*Exercise*
Repeat, exactly and only, the lines from the beginning of the data through the line with "const ticksA = [0, 10, 20, 30, 40, 50];". Pictures are left out.

*Data shown*

* * *

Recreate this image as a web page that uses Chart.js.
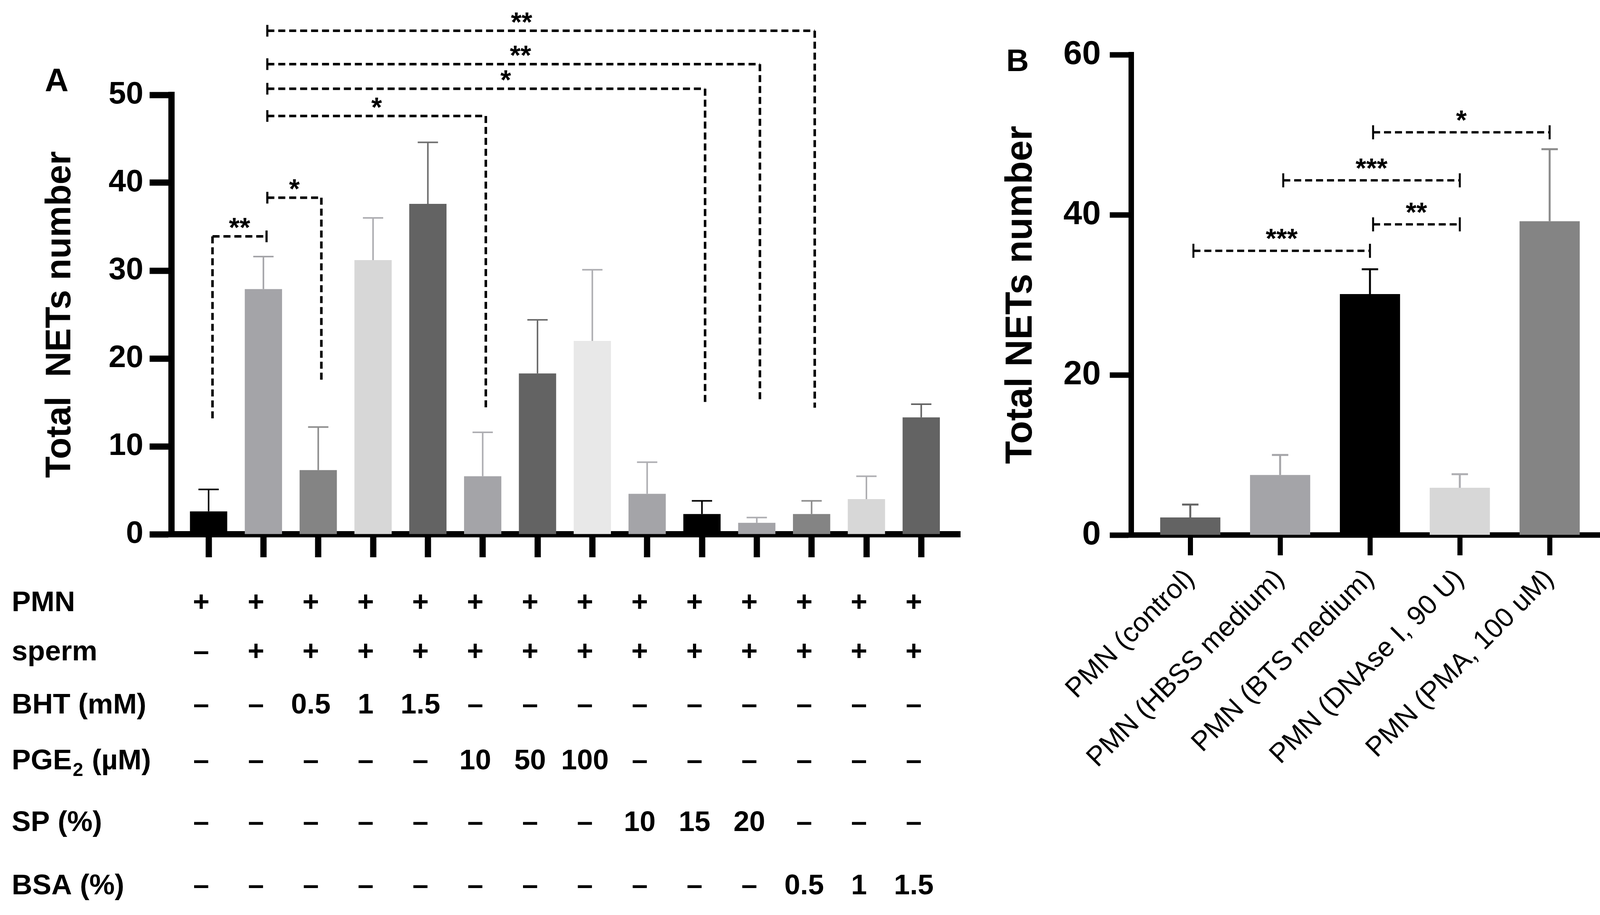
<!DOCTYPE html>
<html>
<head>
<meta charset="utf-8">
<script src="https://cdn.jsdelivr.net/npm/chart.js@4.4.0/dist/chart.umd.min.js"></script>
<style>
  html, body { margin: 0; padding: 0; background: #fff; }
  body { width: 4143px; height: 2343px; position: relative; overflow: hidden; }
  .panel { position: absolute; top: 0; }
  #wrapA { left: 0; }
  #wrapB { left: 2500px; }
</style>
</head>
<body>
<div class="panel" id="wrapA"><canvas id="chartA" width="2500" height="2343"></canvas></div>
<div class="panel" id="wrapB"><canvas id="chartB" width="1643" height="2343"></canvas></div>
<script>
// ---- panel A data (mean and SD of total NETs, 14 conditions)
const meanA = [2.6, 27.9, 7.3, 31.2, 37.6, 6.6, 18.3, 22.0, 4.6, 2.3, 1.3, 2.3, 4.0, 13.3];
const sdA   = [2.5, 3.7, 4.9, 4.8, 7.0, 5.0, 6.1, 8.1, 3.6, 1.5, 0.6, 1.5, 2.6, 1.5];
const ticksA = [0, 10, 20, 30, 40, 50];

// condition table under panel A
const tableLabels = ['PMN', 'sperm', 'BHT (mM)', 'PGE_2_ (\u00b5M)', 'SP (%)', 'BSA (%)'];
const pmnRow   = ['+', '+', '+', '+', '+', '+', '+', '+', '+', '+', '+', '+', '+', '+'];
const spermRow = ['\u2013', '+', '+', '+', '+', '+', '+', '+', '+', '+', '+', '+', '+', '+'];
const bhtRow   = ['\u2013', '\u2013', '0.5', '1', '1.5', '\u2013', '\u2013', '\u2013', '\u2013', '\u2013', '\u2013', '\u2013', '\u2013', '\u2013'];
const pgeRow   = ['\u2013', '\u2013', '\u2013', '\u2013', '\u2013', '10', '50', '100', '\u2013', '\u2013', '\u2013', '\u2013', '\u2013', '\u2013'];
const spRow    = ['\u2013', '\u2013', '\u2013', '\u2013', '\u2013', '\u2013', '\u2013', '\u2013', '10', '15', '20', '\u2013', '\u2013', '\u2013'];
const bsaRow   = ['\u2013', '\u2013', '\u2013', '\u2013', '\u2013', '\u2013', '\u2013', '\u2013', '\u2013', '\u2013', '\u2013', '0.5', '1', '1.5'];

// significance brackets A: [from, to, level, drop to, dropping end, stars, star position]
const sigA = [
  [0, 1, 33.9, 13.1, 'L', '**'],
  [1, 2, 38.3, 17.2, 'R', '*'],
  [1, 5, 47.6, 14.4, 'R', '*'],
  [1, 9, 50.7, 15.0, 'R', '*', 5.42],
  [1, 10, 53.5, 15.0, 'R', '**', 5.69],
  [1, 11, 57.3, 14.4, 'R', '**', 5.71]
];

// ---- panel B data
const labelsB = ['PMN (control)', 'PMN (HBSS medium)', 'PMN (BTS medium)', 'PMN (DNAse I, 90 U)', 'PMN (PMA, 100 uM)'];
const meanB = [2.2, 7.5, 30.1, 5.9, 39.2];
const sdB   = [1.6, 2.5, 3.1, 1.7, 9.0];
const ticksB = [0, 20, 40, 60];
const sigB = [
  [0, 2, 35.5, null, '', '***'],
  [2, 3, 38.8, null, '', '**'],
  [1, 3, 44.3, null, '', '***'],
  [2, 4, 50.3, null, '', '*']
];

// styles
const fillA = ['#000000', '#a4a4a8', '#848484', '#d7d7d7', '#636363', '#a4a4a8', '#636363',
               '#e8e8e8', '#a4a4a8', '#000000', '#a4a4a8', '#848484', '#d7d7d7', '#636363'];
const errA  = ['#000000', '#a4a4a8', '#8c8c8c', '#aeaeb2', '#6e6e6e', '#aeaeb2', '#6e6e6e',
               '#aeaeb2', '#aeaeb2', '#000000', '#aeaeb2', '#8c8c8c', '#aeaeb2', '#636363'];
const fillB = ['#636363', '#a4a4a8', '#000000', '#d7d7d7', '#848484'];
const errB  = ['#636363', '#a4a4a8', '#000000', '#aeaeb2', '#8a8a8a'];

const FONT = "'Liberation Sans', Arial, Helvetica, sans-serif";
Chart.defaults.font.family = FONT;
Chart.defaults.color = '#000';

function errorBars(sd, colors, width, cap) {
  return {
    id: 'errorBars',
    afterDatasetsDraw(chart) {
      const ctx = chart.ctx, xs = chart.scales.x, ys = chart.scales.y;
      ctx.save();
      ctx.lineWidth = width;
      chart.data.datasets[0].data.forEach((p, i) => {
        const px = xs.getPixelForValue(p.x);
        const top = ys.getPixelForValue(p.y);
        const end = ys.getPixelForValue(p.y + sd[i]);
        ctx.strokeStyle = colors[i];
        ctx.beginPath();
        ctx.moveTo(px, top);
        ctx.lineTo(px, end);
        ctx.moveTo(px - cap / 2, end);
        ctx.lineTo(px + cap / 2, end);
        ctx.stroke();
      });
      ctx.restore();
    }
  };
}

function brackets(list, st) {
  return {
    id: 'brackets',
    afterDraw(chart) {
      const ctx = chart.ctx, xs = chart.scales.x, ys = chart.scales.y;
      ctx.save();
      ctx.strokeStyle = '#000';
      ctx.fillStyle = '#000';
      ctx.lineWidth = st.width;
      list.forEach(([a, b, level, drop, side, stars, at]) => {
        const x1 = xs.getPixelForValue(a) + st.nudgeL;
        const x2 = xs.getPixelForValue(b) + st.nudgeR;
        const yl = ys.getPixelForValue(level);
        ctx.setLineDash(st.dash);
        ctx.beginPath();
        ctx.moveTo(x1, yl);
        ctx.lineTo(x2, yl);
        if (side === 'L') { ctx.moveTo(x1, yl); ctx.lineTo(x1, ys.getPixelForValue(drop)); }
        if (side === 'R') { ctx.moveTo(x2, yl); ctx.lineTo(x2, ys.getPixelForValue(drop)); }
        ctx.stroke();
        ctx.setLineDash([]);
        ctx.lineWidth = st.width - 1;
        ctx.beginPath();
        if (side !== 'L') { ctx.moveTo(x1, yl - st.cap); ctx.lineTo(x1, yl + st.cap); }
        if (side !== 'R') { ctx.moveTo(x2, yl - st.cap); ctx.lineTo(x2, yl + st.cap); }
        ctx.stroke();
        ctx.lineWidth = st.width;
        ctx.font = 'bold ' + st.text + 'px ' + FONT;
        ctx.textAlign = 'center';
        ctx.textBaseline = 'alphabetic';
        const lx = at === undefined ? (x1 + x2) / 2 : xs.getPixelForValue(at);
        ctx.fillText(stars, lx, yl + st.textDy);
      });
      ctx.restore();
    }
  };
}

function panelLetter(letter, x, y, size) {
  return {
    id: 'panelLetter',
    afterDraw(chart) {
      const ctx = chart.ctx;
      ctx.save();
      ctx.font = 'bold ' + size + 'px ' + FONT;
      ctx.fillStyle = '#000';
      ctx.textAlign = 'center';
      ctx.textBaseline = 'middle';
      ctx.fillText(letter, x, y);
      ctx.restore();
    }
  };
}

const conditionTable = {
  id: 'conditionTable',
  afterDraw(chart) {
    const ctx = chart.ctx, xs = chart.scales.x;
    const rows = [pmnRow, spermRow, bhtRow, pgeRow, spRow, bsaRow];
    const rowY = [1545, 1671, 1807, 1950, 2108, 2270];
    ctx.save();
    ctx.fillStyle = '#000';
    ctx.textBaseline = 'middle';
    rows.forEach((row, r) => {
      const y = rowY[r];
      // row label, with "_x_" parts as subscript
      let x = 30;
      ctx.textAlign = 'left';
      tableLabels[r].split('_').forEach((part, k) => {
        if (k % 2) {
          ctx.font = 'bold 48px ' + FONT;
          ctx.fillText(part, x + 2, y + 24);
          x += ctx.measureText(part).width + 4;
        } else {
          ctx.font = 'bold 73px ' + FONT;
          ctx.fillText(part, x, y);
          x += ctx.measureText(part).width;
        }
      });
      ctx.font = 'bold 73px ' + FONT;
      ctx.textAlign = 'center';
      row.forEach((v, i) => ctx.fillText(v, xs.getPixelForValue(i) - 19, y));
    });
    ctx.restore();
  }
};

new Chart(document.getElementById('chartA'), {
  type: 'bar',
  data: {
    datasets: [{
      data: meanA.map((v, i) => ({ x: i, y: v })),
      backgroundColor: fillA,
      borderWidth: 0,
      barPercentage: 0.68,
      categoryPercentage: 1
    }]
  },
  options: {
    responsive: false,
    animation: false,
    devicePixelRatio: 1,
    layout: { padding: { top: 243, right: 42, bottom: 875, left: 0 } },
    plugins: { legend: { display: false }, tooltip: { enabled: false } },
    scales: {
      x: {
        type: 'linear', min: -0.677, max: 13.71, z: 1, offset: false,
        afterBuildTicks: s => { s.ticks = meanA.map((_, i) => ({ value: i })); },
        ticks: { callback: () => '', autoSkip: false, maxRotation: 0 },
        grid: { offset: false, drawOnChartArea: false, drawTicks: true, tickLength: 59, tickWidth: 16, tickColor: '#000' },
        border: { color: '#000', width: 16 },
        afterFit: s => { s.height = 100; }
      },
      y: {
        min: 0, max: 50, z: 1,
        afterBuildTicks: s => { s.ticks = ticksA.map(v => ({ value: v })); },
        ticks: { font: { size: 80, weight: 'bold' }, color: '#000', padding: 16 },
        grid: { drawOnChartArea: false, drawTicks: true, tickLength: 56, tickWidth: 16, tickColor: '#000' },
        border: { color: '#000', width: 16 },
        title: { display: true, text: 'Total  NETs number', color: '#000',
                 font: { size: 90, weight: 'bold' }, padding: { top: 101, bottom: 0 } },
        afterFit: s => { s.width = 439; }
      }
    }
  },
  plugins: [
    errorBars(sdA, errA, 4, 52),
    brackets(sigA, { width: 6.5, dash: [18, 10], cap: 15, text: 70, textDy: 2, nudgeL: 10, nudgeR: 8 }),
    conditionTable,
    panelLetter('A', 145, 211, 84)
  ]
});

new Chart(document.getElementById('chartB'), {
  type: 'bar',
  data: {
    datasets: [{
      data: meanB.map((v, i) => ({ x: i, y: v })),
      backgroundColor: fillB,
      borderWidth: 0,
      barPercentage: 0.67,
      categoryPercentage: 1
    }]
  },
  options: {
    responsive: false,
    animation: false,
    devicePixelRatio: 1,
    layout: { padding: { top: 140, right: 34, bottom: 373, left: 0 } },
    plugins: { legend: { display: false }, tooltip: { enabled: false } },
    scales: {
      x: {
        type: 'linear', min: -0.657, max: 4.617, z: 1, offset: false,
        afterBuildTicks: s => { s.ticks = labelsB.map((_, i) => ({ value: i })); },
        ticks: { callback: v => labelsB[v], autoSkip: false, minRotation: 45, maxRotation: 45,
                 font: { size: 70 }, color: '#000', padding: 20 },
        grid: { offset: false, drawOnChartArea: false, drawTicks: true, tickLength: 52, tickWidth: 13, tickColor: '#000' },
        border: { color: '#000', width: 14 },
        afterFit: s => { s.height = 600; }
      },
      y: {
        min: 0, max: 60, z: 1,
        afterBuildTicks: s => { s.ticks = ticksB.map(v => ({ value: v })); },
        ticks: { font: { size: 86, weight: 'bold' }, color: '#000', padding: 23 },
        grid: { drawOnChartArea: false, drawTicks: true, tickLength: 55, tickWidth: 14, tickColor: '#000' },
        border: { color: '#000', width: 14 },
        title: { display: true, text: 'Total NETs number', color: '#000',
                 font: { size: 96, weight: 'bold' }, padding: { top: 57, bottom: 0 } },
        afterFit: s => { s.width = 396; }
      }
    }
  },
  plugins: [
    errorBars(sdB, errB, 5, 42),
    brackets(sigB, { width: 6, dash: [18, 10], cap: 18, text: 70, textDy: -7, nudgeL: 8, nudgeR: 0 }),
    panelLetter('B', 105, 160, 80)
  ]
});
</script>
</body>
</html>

* * *

*Full answer*
Recreate this image as a web page that uses Chart.js.
<!DOCTYPE html>
<html>
<head>
<meta charset="utf-8">
<script src="https://cdn.jsdelivr.net/npm/chart.js@4.4.0/dist/chart.umd.min.js"></script>
<style>
  html, body { margin: 0; padding: 0; background: #fff; }
  body { width: 4143px; height: 2343px; position: relative; overflow: hidden; }
  .panel { position: absolute; top: 0; }
  #wrapA { left: 0; }
  #wrapB { left: 2500px; }
</style>
</head>
<body>
<div class="panel" id="wrapA"><canvas id="chartA" width="2500" height="2343"></canvas></div>
<div class="panel" id="wrapB"><canvas id="chartB" width="1643" height="2343"></canvas></div>
<script>
// ---- panel A data (mean and SD of total NETs, 14 conditions)
const meanA = [2.6, 27.9, 7.3, 31.2, 37.6, 6.6, 18.3, 22.0, 4.6, 2.3, 1.3, 2.3, 4.0, 13.3];
const sdA   = [2.5, 3.7, 4.9, 4.8, 7.0, 5.0, 6.1, 8.1, 3.6, 1.5, 0.6, 1.5, 2.6, 1.5];
const ticksA = [0, 10, 20, 30, 40, 50];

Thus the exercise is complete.